• [Source code of charts]
* Start *

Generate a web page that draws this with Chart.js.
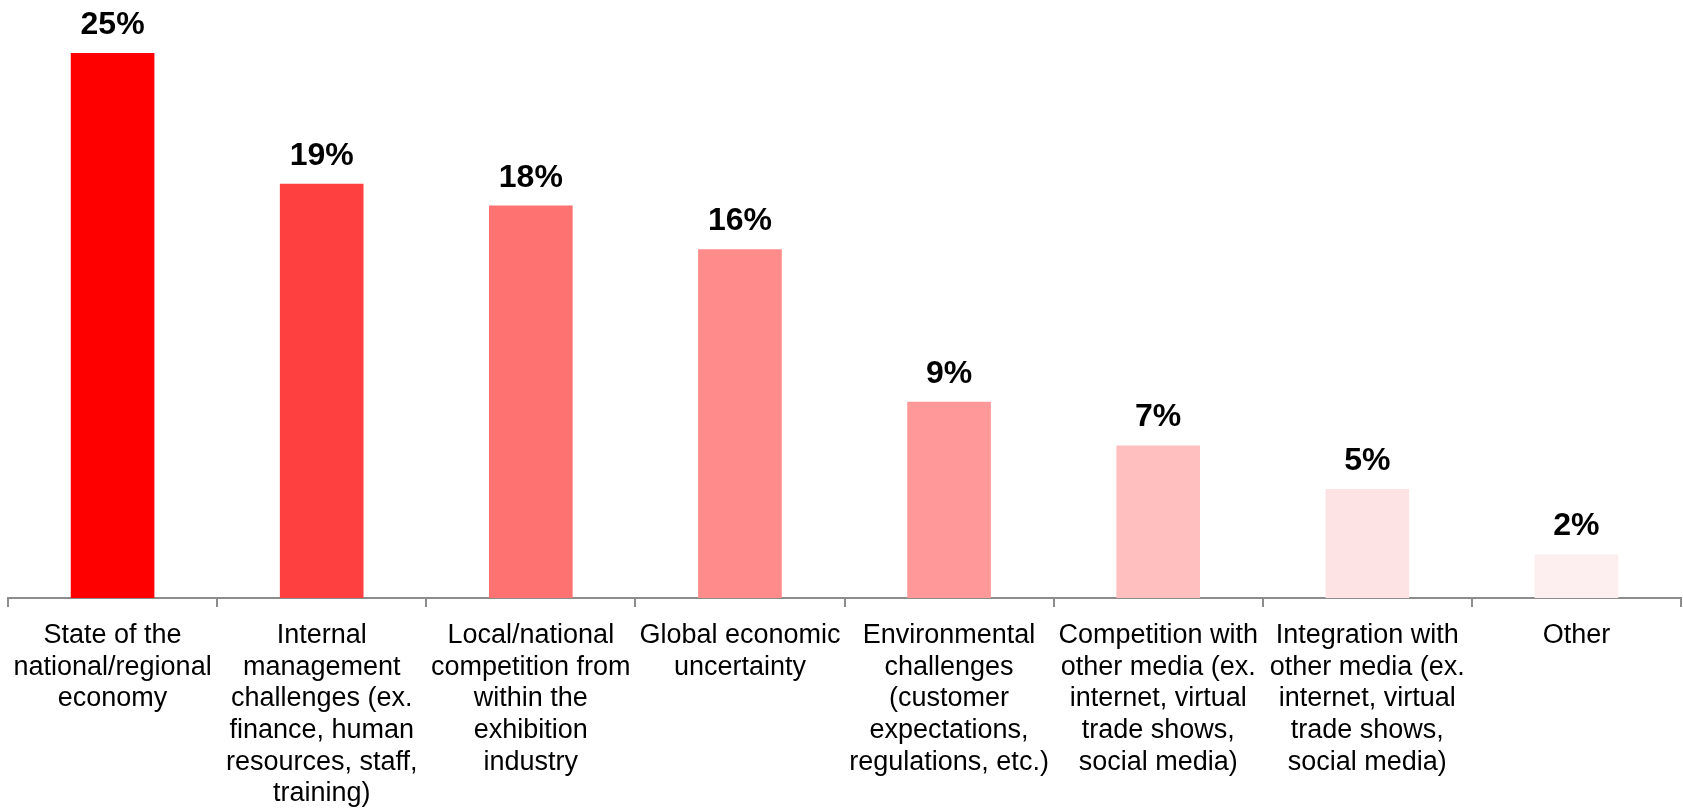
<!DOCTYPE html>
<html lang="en">
<head>
    <meta charset="UTF-8">
    <title>Challenges Facing the Exhibition Industry</title>
    <script src="https://cdn.jsdelivr.net/npm/chart.js"></script>
    <style>
        body {
            margin: 0;
            background-color: #ffffff;
        }
        #challengeChart {
            display: block;
        }
    </style>
</head>
<body>
    <canvas id="challengeChart" width="1683" height="809"></canvas>

    <script>
        const categories = [
            ['State of the', 'national/regional', 'economy'],
            ['Internal', 'management', 'challenges (ex.', 'finance, human', 'resources, staff,', 'training)'],
            ['Local/national', 'competition from', 'within the', 'exhibition', 'industry'],
            ['Global economic', 'uncertainty'],
            ['Environmental', 'challenges', '(customer', 'expectations,', 'regulations, etc.)'],
            ['Competition with', 'other media (ex.', 'internet, virtual', 'trade shows,', 'social media)'],
            ['Integration with', 'other media (ex.', 'internet, virtual', 'trade shows,', 'social media)'],
            ['Other']
        ];
        const shares = [25, 19, 18, 16, 9, 7, 5, 2];
        const barColors = ['#ff0000', '#ff4040', '#ff7272', '#ff8b8b', '#ff9999', '#ffbfbf', '#fde3e3', '#fdefef'];

        const FONT = "'Liberation Sans', Arial, sans-serif";
        const AXIS_GREY = '#8c8c8c';

        // percentage above each bar
        const valueLabels = {
            id: 'valueLabels',
            afterDatasetsDraw(chart) {
                const ctx = chart.ctx;
                const meta = chart.getDatasetMeta(0);
                ctx.save();
                ctx.font = 'bold 32px ' + FONT;
                ctx.fillStyle = '#000000';
                ctx.textAlign = 'center';
                ctx.textBaseline = 'alphabetic';
                meta.data.forEach((bar, i) => {
                    ctx.fillText(shares[i] + '%', bar.x, bar.y - 19);
                });
                ctx.restore();
            }
        };

        new Chart(document.getElementById('challengeChart'), {
            type: 'bar',
            data: {
                labels: categories,
                datasets: [{
                    data: shares,
                    backgroundColor: barColors,
                    borderWidth: 0,
                    categoryPercentage: 1,
                    barPercentage: 0.4
                }]
            },
            options: {
                responsive: false,
                animation: false,
                devicePixelRatio: 1,
                layout: { padding: { top: 53, left: 8, right: 2, bottom: 0 } },
                plugins: {
                    legend: { display: false },
                    tooltip: { enabled: false }
                },
                scales: {
                    y: {
                        display: false,
                        min: 0,
                        max: 25
                    },
                    x: {
                        border: { display: true, color: AXIS_GREY, width: 2 },
                        grid: {
                            display: true,
                            offset: true,
                            drawOnChartArea: false,
                            drawTicks: true,
                            tickLength: 9,
                            color: AXIS_GREY,
                            lineWidth: 2
                        },
                        ticks: {
                            autoSkip: false,
                            maxRotation: 0,
                            minRotation: 0,
                            padding: 13,
                            color: '#000000',
                            font: { family: FONT, size: 27, lineHeight: 1.17 }
                        },
                        afterFit(scale) {
                            scale.height = 211;
                        }
                    }
                }
            },
            plugins: [valueLabels]
        });
    </script>
</body>
</html>
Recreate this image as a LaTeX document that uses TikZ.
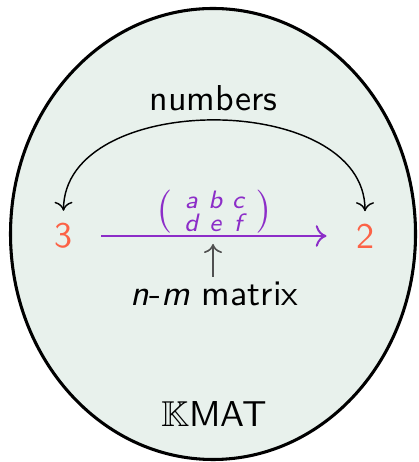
\documentclass[tikz,border=0pt]{standalone}
\usepackage{amsmath,amssymb}
\usetikzlibrary{arrows.meta}
\definecolor{setfill}{RGB}{232,241,236}
\definecolor{numcol}{RGB}{252,98,70}
\definecolor{arrcol}{RGB}{140,45,200}
\definecolor{ptrcol}{RGB}{80,80,80}
\newcommand{\mi}[1]{\text{\itshape #1}}
\begin{document}
\begin{tikzpicture}[x=0.2778pt,y=-0.2778pt,font=\sffamily,
  numnode/.style={text=numcol,inner sep=0pt},
  lbl/.style={inner sep=0pt,anchor=base},
  setshape/.style={draw=black,line width=0.85pt,fill=setfill},
  maparrow/.style={draw=arrcol,line width=0.55pt,-{To[length=3pt,width=6pt]},shorten <=7.8pt,shorten >=8pt},
  curvearrow/.style={draw=black,line width=0.4pt,{To[length=2.5pt,width=5pt]}-{To[length=2.5pt,width=5pt]},shorten <=3.3pt,shorten >=3.3pt},
  ptrarrow/.style={draw=ptrcol,line width=0.45pt,-{To[length=2.5pt,width=5pt]}}]
\useasboundingbox (0,0) rectangle (418,462);
\path[setshape] (213,234) ellipse [x radius=202.5, y radius=225.5];
\node[numnode] (three) at (63.5,236) {3};
\node[numnode] (two) at (365,236) {2};
\node[lbl] (numbers) at (213.5,111) {numbers};
\node[lbl] (kmat) at (214,426.7) {$\mathbb{K}$MAT};
\node[lbl] (nm) at (214.5,306) {\textit{n}-\textit{m} matrix};
\draw[maparrow] (three) -- (two) node[midway,above=0.6pt,text=arrcol,inner sep=0pt] (mat)
  {$\left(\,\begin{smallmatrix}\mi{a}&\mi{b}&\mi{c}\\ \mi{d}&\mi{e}&\mi{f}\end{smallmatrix}\,\right)$};
\coordinate (ptrtip) at (213,244);
\draw[ptrarrow] ([yshift=0pt]nm.north -| ptrtip) ++(0,-5) -- (ptrtip);
\draw[curvearrow] (three.north) to[out=90,in=90,looseness=1.13] (two.north);
\end{tikzpicture}
\end{document}
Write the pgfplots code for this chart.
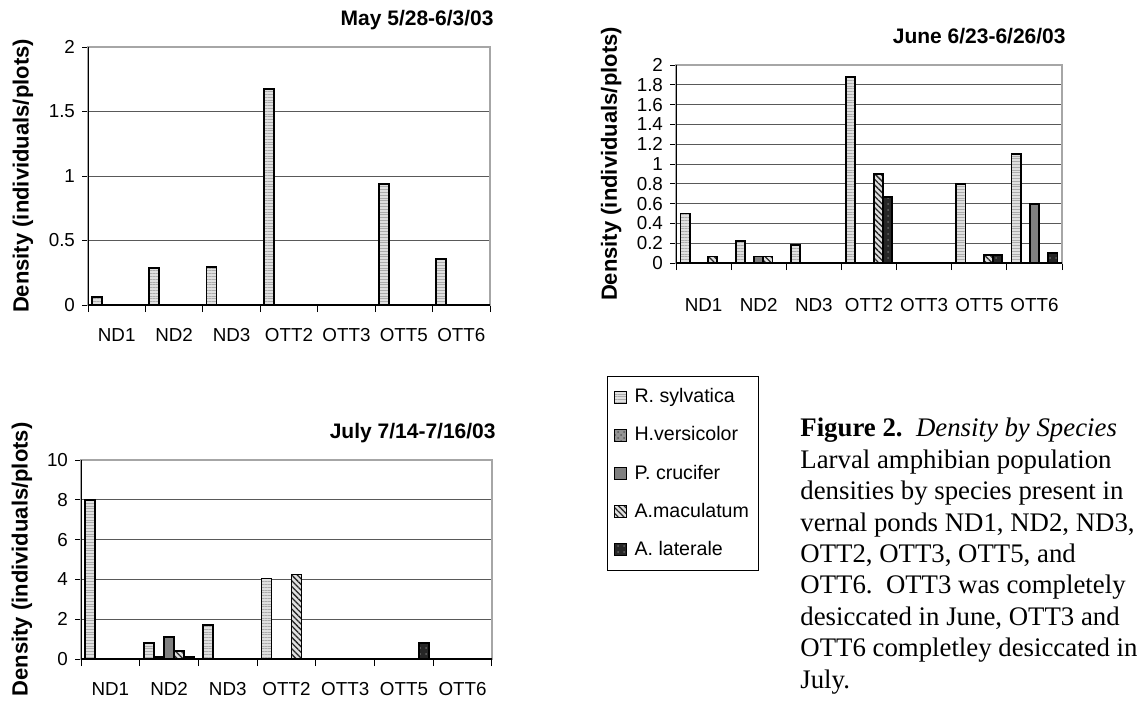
\documentclass[border=0pt]{standalone}
\usepackage{fontspec}
\setmainfont{Liberation Sans}
\newfontfamily\seriffont{Liberation Serif}
\usepackage{pgfplots}
\pgfplotsset{compat=1.18}
\usetikzlibrary{patterns,patterns.meta}

\pgfplotsset{
  panel/.style={
    scale only axis, ybar, ymin=0,
    xmin=-0.5, xmax=6.5, xtick={0,...,6},
    xticklabels={ND1,ND2,ND3,OTT2,OTT3,OTT5,OTT6},
    minor xtick={-0.5,0.5,...,6.5},
    major x tick style={draw=none},
    tick align=outside, xtick pos=bottom, ytick pos=left,
    major tick length=3pt, minor tick length=3.5pt,
    tick style={black, line width=0.5pt},
    ymajorgrids, grid style={black!65, line width=0.5pt},
    axis line style={draw=gray!70, line width=0.6pt},
    ticklabel style={font=\fontsize{9.4}{11}\selectfont},
    xticklabel style={yshift=-5pt},
    /pgf/number format/assume math mode=true,
    title style={anchor=base east, at={(axis description cs:1,1)}, inner sep=0pt,
      font=\bfseries\fontsize{10.5}{12}\selectfont, yshift=5pt, xshift=2pt},
    ylabel={Density (individuals/plots)},
    legend image code/.code={\draw[##1, line width=0.5pt] (0pt,-3pt) rectangle (6pt,3pt);},
  },
  rs/.style={draw=black, line width=0.9pt, fill=black!12,
    postaction={pattern={Lines[angle=0,distance=1.4pt,line width=0.45pt]}, pattern color=gray!65}},
  hv/.style={draw=black, line width=0.9pt, fill=black!42,
    postaction={pattern=crosshatch dots, pattern color=black!65}},
  pc/.style={draw=black, line width=0.9pt, fill=black!50},
  am/.style={draw=black, line width=0.9pt, fill=black!12,
    postaction={pattern={Lines[angle=-45,distance=2pt,line width=0.65pt]}, pattern color=black!85}},
  al/.style={draw=black, line width=0.9pt, fill=black!85,
    postaction={pattern=dots, pattern color=black!60}},
}

\begin{document}
\begin{tikzpicture}
\useasboundingbox (0,0) rectangle (571.5pt,-351pt);

% ---------------- May ----------------
\begin{axis}[panel, at={(44pt,-152.5pt)}, anchor=south west,
  width=201pt, height=129pt, ymax=2, ytick={0,0.5,1,1.5,2},
  bar width=5pt, title={May 5/28-6/3/03},
  every axis y label/.style={at={(axis description cs:-0.162,0.5)}, rotate=90, anchor=center,
    font=\bfseries\fontsize{11}{13}\selectfont}]
\addplot[rs, bar shift=-10pt] coordinates {(0,0.065) (1,0.285) (2,0.297) (3,1.677) (5,0.937) (6,0.357)};
\draw[black, line width=0.7pt] (rel axis cs:0,1) -- (rel axis cs:0,0) -- (rel axis cs:1,0);
\end{axis}

% ---------------- June ----------------
\begin{axis}[panel, at={(338pt,-131.5pt)}, anchor=south west,
  width=193pt, height=99pt, ymax=2, ytick={0,0.2,0.4,0.6,0.8,1,1.2,1.4,1.6,1.8,2},
  bar width=4.6pt, title={June 6/23-6/26/03},
  xticklabel style={yshift=-6pt},
  every axis y label/.style={at={(axis description cs:-0.168,0.5)}, rotate=90, anchor=center,
    font=\bfseries\fontsize{11}{13}\selectfont}]
\addplot[rs, bar shift=-9.2pt] coordinates {(0,0.5) (1,0.22) (2,0.18) (3,1.88) (5,0.8) (6,1.1)};
\addplot[pc, bar shift=0pt] coordinates {(1,0.065) (6,0.6)};
\addplot[am, bar shift=4.6pt] coordinates {(0,0.065) (1,0.065) (3,0.9) (5,0.08)};
\addplot[al, bar shift=9.2pt] coordinates {(3,0.67) (5,0.08) (6,0.1)};
\draw[black, line width=0.7pt] (rel axis cs:0,1) -- (rel axis cs:0,0) -- (rel axis cs:1,0);
\end{axis}

% ---------------- July ----------------
\begin{axis}[panel, at={(40.5pt,-329.5pt)}, anchor=south west,
  width=205.5pt, height=99.5pt, ymax=10, ytick={0,2,4,6,8,10},
  bar width=5pt, title={July 7/14-7/16/03},
  every axis y label/.style={at={(axis description cs:-0.1436,0.5)}, rotate=90, anchor=center,
    font=\bfseries\fontsize{11}{13}\selectfont},
  legend style={at={(axis description cs:1.28,1.422)}, anchor=north west,
    draw=black, line width=0.5pt, inner xsep=3pt, inner ysep=4pt,
    font=\fontsize{9.8}{11}\selectfont, row sep=6.5pt,
    /tikz/every odd column/.append style={column sep=2pt}},
  legend cell align=left]
\addplot[rs, bar shift=-10pt] coordinates {(0,8) (1,0.8) (2,1.7) (3,4.05)};
\addplot[hv, bar shift=-5pt] coordinates {(1,0.12)};
\addplot[pc, bar shift=0pt] coordinates {(1,1.1)};
\addplot[am, bar shift=5pt] coordinates {(1,0.4) (3,4.25)};
\addplot[al, bar shift=10pt] coordinates {(1,0.12) (5,0.8)};
\legend{R. sylvatica, H.versicolor, P. crucifer, A.maculatum, A. laterale}
\draw[black, line width=0.7pt] (rel axis cs:0,1) -- (rel axis cs:0,0) -- (rel axis cs:1,0);
\end{axis}

% ---------------- Caption ----------------
\node[anchor=base west, align=left, inner sep=0pt,
  font=\seriffont\fontsize{13.4}{15.7}\selectfont] at (400pt,-344pt)
  {\textbf{Figure 2.}\ \ \textit{Density by Species}\\
   Larval amphibian population\\
   densities by species present in\\
   vernal ponds ND1, ND2, ND3,\\
   OTT2, OTT3, OTT5, and\\
   OTT6.\ \ OTT3 was completely\\
   desiccated in June, OTT3 and\\
   OTT6 completley desiccated in\\
   July.};
\end{tikzpicture}
\end{document}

* End *

• [Stated task]
Pull out all lines containing the word "that" from the entries above.

• [Completed task]
Generate a web page that draws this with Chart.js.
Recreate this image as a LaTeX document that uses TikZ.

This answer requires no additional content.